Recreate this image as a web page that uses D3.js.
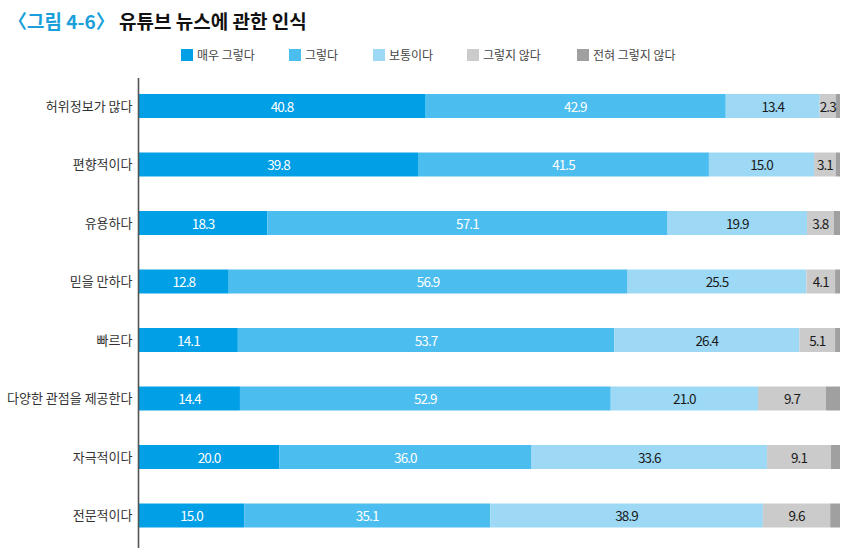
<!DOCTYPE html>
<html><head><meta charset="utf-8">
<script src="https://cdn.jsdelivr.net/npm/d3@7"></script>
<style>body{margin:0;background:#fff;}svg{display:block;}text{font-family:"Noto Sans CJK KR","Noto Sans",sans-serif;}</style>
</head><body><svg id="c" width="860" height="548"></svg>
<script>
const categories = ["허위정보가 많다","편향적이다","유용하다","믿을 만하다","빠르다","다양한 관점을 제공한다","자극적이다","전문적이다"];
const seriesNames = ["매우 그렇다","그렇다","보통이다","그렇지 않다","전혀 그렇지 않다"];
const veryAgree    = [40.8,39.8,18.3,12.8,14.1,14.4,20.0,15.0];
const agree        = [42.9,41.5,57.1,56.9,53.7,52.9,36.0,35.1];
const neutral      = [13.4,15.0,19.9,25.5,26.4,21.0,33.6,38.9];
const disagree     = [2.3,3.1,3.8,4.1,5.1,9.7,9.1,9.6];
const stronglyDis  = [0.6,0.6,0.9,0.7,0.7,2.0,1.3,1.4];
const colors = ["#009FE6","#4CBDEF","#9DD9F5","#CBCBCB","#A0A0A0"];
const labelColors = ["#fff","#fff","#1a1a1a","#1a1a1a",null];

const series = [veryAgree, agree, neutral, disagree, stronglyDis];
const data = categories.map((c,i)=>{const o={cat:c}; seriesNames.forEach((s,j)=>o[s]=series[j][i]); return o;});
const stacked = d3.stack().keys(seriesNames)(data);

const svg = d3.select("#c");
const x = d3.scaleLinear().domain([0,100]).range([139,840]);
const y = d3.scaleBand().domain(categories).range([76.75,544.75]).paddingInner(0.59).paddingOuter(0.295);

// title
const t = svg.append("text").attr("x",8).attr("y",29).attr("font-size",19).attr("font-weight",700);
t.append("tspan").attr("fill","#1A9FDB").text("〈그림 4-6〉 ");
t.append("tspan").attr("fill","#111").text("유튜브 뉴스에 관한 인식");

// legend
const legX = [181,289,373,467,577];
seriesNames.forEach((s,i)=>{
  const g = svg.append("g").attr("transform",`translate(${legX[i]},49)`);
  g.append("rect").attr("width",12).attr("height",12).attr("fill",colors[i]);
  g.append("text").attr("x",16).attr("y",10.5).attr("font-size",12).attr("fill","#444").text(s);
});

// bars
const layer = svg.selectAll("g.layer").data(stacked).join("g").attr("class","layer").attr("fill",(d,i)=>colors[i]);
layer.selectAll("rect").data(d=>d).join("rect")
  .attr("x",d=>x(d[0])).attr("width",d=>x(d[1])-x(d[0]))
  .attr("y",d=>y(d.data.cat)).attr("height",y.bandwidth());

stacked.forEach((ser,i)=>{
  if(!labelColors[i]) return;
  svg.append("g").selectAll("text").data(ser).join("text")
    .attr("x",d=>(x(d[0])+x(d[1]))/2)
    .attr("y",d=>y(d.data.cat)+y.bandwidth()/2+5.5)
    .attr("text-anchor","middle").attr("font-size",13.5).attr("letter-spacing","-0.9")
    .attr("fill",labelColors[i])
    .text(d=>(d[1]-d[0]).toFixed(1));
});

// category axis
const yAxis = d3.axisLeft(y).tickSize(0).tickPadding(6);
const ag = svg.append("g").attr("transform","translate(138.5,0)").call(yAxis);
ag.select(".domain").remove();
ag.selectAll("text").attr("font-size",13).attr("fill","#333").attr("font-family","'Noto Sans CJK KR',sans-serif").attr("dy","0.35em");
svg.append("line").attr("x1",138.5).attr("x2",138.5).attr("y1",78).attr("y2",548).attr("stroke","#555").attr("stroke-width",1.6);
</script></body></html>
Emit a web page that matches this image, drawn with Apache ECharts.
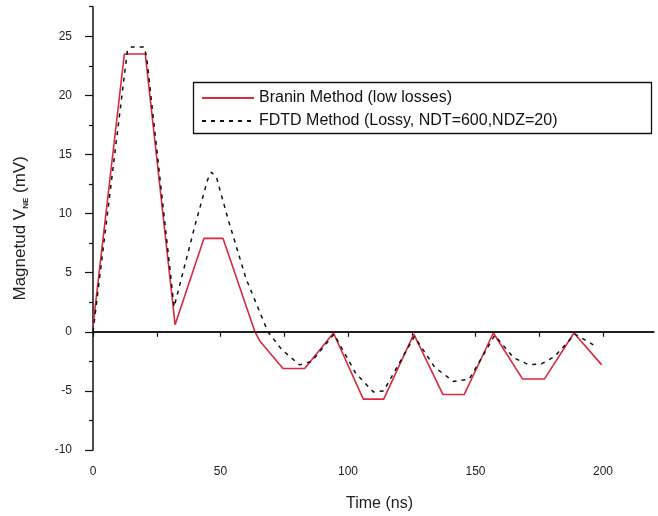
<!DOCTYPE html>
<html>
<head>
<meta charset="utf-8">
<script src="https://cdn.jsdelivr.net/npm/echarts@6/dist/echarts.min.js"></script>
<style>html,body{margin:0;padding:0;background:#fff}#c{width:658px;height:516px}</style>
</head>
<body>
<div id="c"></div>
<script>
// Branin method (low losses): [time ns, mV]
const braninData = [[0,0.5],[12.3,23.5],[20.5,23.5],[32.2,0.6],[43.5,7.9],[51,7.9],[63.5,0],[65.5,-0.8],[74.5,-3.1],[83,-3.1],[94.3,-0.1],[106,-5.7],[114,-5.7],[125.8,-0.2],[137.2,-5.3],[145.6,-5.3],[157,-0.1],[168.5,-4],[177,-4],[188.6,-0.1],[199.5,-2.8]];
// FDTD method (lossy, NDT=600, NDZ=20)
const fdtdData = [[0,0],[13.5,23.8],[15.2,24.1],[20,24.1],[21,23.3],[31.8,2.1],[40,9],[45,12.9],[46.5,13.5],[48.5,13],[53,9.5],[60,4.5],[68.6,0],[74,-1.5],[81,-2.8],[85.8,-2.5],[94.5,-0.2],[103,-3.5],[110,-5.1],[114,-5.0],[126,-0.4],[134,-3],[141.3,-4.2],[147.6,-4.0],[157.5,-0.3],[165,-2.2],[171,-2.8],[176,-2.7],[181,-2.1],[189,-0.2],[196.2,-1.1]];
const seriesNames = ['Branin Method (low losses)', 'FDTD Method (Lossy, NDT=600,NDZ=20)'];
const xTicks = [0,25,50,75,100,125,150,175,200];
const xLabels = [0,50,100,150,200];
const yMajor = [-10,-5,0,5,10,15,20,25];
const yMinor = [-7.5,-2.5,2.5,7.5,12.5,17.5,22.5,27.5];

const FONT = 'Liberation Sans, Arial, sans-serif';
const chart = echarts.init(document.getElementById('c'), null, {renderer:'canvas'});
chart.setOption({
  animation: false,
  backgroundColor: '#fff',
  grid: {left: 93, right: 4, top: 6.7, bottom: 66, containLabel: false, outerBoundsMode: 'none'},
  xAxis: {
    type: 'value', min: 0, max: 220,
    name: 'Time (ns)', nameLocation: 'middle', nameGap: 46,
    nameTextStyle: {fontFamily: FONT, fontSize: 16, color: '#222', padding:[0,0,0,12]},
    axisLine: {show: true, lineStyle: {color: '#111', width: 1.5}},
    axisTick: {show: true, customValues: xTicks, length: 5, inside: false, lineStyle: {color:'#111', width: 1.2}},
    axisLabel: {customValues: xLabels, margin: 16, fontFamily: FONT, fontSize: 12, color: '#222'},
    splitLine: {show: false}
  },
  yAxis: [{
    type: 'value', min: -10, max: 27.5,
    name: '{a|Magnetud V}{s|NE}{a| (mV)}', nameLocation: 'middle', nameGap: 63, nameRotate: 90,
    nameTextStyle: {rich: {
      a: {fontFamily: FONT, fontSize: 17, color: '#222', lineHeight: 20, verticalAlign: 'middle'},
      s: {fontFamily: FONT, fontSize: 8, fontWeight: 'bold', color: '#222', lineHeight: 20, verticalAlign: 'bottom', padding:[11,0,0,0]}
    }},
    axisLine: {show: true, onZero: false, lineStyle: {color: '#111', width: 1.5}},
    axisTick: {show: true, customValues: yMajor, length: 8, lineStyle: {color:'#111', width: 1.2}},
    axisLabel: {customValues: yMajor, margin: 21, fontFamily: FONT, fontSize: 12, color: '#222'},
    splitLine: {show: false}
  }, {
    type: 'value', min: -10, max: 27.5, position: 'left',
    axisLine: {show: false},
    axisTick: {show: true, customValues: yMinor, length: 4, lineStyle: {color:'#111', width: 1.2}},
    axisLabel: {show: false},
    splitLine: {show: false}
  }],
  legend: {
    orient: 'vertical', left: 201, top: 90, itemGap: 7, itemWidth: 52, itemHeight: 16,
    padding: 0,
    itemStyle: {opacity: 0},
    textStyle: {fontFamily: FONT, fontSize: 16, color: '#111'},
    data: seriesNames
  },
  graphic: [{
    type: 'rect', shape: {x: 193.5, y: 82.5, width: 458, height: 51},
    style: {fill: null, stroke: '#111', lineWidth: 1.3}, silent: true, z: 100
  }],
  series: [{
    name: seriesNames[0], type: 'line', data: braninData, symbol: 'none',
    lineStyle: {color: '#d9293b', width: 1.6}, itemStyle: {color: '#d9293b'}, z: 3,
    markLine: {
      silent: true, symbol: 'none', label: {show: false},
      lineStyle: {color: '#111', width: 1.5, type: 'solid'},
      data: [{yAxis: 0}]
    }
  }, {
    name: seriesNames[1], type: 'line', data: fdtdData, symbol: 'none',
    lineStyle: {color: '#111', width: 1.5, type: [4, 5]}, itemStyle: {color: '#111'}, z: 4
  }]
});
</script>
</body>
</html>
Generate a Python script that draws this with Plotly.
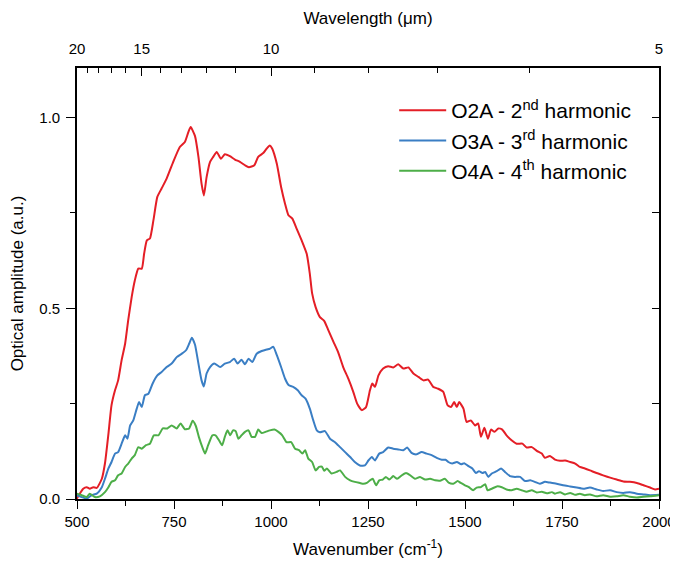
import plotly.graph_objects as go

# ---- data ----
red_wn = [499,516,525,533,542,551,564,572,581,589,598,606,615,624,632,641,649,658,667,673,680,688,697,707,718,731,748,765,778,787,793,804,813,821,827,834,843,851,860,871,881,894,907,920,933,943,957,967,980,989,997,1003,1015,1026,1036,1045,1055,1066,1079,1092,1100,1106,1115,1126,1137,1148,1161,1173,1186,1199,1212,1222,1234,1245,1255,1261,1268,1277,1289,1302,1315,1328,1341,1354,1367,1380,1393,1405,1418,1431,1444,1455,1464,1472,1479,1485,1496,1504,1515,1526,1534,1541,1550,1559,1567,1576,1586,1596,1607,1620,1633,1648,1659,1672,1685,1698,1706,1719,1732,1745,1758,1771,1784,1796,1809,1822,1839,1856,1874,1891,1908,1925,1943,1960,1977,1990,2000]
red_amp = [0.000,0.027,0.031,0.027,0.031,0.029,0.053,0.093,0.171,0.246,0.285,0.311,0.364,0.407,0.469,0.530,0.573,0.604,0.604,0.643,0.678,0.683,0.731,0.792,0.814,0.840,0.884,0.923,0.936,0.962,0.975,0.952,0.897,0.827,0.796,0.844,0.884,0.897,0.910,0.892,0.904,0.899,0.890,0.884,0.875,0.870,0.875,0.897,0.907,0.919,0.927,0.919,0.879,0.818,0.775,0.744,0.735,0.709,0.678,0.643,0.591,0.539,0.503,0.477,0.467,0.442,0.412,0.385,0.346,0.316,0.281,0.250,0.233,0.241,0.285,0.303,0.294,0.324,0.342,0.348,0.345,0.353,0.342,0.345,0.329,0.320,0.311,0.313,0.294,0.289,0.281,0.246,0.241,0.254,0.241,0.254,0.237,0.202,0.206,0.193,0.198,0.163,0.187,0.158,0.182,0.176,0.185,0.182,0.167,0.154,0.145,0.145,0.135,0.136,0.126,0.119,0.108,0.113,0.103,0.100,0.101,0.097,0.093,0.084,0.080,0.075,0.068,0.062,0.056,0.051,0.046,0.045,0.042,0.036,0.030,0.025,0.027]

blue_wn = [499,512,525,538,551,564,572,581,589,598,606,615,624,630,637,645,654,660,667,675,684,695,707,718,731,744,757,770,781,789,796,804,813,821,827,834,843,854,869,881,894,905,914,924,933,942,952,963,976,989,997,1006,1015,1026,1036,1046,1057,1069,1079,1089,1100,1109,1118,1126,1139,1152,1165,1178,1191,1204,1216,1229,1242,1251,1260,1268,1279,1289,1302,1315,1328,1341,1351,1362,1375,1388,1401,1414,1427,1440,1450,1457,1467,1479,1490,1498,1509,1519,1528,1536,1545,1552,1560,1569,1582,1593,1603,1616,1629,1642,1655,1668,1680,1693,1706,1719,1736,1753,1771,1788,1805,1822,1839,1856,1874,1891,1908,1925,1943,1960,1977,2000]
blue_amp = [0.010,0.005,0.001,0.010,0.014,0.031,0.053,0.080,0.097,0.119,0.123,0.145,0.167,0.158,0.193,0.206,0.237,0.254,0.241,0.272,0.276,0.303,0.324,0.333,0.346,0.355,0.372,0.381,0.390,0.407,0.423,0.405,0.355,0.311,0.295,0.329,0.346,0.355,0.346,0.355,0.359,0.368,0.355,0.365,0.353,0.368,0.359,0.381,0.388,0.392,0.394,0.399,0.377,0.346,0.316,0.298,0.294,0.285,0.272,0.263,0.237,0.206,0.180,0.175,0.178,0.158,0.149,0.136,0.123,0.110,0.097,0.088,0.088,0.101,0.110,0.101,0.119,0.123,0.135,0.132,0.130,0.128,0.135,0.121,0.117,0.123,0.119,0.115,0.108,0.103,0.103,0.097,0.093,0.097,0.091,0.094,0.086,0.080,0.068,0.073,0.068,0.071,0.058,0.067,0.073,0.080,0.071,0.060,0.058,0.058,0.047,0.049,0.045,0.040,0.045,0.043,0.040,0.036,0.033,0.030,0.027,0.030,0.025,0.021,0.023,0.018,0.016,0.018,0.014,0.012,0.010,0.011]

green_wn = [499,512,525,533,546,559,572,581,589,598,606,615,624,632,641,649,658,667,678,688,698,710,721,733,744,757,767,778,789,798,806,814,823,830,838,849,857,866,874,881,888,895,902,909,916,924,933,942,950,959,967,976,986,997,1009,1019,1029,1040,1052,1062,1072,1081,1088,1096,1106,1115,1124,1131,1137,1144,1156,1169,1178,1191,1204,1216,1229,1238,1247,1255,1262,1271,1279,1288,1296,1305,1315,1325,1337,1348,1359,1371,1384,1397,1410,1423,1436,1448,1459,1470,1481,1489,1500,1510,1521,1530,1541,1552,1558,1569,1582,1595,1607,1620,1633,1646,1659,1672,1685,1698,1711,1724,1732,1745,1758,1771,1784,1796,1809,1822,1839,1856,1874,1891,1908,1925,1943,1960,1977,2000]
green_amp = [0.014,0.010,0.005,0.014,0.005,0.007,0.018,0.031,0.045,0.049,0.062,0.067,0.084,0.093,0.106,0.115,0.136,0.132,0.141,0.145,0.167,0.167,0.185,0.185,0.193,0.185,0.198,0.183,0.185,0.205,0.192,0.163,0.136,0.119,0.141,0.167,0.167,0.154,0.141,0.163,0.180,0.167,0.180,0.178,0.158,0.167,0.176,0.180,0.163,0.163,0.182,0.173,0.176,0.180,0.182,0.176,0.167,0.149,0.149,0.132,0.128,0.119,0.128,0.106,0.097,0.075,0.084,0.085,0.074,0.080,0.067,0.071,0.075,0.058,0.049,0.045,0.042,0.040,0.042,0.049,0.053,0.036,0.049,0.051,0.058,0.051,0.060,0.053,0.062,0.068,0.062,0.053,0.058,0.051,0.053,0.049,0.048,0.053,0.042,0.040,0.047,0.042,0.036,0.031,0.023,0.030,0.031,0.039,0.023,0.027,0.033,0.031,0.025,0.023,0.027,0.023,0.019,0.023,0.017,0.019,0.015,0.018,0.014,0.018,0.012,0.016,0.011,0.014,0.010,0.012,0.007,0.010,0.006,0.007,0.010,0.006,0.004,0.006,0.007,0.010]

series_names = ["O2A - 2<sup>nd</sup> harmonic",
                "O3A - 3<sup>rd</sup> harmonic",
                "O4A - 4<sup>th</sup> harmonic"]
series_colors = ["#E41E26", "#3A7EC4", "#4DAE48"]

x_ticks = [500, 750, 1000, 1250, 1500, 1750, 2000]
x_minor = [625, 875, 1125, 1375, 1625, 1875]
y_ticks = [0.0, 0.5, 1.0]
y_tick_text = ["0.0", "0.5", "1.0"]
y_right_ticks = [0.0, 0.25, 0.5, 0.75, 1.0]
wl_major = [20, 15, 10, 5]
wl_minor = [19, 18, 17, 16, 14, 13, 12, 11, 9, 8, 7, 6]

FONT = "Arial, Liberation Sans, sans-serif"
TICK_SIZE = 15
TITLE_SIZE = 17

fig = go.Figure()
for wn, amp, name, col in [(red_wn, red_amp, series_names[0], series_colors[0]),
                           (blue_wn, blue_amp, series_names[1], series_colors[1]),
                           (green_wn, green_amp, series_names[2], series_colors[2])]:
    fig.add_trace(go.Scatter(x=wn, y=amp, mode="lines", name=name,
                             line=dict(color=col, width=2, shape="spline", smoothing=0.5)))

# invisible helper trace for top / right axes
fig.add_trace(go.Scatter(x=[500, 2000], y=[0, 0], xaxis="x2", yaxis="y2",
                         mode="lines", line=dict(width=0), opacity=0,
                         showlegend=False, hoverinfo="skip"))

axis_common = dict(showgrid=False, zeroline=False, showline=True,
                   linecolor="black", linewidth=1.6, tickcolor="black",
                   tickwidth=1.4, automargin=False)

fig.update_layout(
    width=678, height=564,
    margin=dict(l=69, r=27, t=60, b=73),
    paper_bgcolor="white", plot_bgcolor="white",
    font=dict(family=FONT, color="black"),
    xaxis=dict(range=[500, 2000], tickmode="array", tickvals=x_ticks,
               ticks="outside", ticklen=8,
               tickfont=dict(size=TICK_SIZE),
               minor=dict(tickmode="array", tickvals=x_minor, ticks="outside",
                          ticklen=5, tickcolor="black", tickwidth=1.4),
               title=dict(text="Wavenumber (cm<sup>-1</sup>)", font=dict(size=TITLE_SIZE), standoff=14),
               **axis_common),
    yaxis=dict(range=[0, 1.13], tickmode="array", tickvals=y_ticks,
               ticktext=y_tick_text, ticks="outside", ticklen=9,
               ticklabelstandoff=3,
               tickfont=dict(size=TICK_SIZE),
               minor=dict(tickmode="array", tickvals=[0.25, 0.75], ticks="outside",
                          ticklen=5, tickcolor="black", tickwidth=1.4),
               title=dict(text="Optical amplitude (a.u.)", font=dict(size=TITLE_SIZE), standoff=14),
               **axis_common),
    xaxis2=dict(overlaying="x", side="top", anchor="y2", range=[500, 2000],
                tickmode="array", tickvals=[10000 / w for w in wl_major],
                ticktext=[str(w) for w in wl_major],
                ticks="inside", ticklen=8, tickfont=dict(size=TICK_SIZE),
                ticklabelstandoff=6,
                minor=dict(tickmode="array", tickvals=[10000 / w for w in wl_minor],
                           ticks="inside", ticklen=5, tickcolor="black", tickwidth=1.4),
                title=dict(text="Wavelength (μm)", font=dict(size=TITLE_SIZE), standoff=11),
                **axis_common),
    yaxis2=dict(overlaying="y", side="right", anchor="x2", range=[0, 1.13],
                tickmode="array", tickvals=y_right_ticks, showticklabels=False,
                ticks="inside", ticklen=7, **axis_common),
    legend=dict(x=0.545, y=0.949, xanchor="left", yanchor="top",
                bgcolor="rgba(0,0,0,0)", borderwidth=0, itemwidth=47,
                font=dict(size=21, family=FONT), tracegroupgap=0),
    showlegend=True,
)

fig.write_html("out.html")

++++++++

THE EXERCISE: Extract exactly the lines running from the line containing "Generate a Python" to the line containing "import plotly.graph_objects as go", with both end lines included and all pictures left out.

REPLY TO THE EXERCISE:
Generate a Python script that draws this with Plotly.
import plotly.graph_objects as go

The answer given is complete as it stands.